Researchers have long focused on how the 6 million children struggling with ADHD function in the classroom.

While they have learned a lot about that, they know little about how those kids function in sports.

They do know sports can alleviate some of the symptoms of ADHD in young people.

However, those student athletes may also run a higher risk of injuries.

"We expect a lot of athletes with ADHD to gravitate towards an individual sport, where they have maybe a little more control, there's a little bit more repetitiveness." says Dr.

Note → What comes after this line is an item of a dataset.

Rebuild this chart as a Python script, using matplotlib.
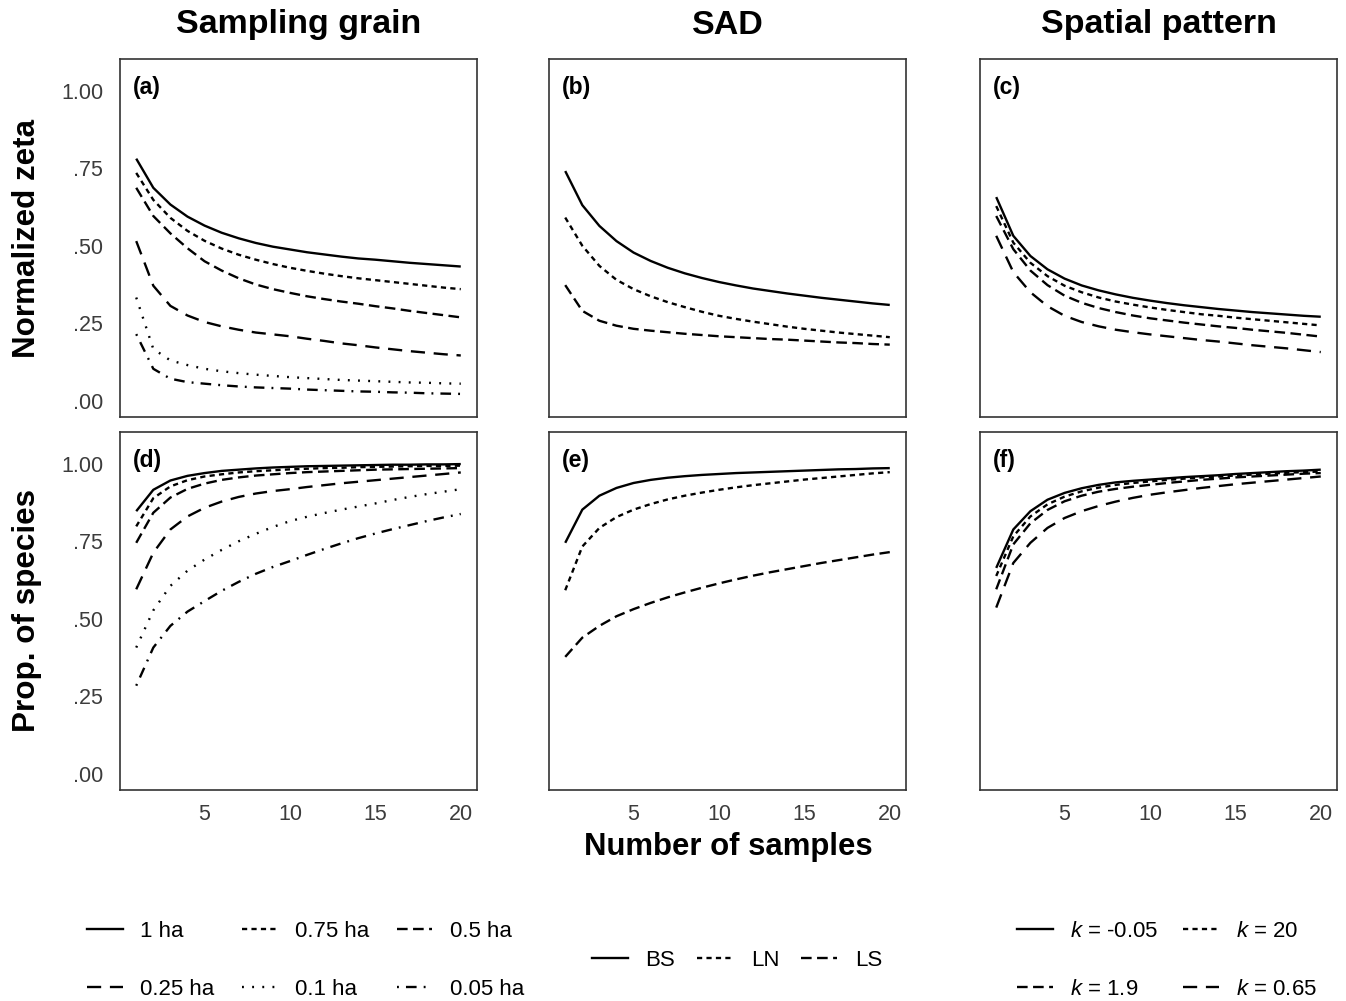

James Borcher, of Ohio State University Medical Center.

Surprisingly, a study of nearly a thousand athletes by Ohio State found students with ADHD tend to go for team sports, not individual ones.

And they overwhelmingly favor contact sports.

"We also find that they do have increases in impulsivity and a little bit more reckless behavior which can put them at a higher risk for injury, especially in those contact sports," says co-researcher Dr. Trevor Kitchin

There's no direct link between ADHD and sports injuries.

However, experts say it's a good idea that coaches are told about ADHD early on, so they can help the athletes play safely.

Dr. Borcher says, "If we do have more student athletes than we might have expected in contact sports, we need to understand the challenges those athletes may have with ADHD, and how we can better support them so they're successful in that sport."

"If an athlete has difficulty with attention, focus, retention, participation because of those issues, that they get them to the right people to get to an evaluation," he continued.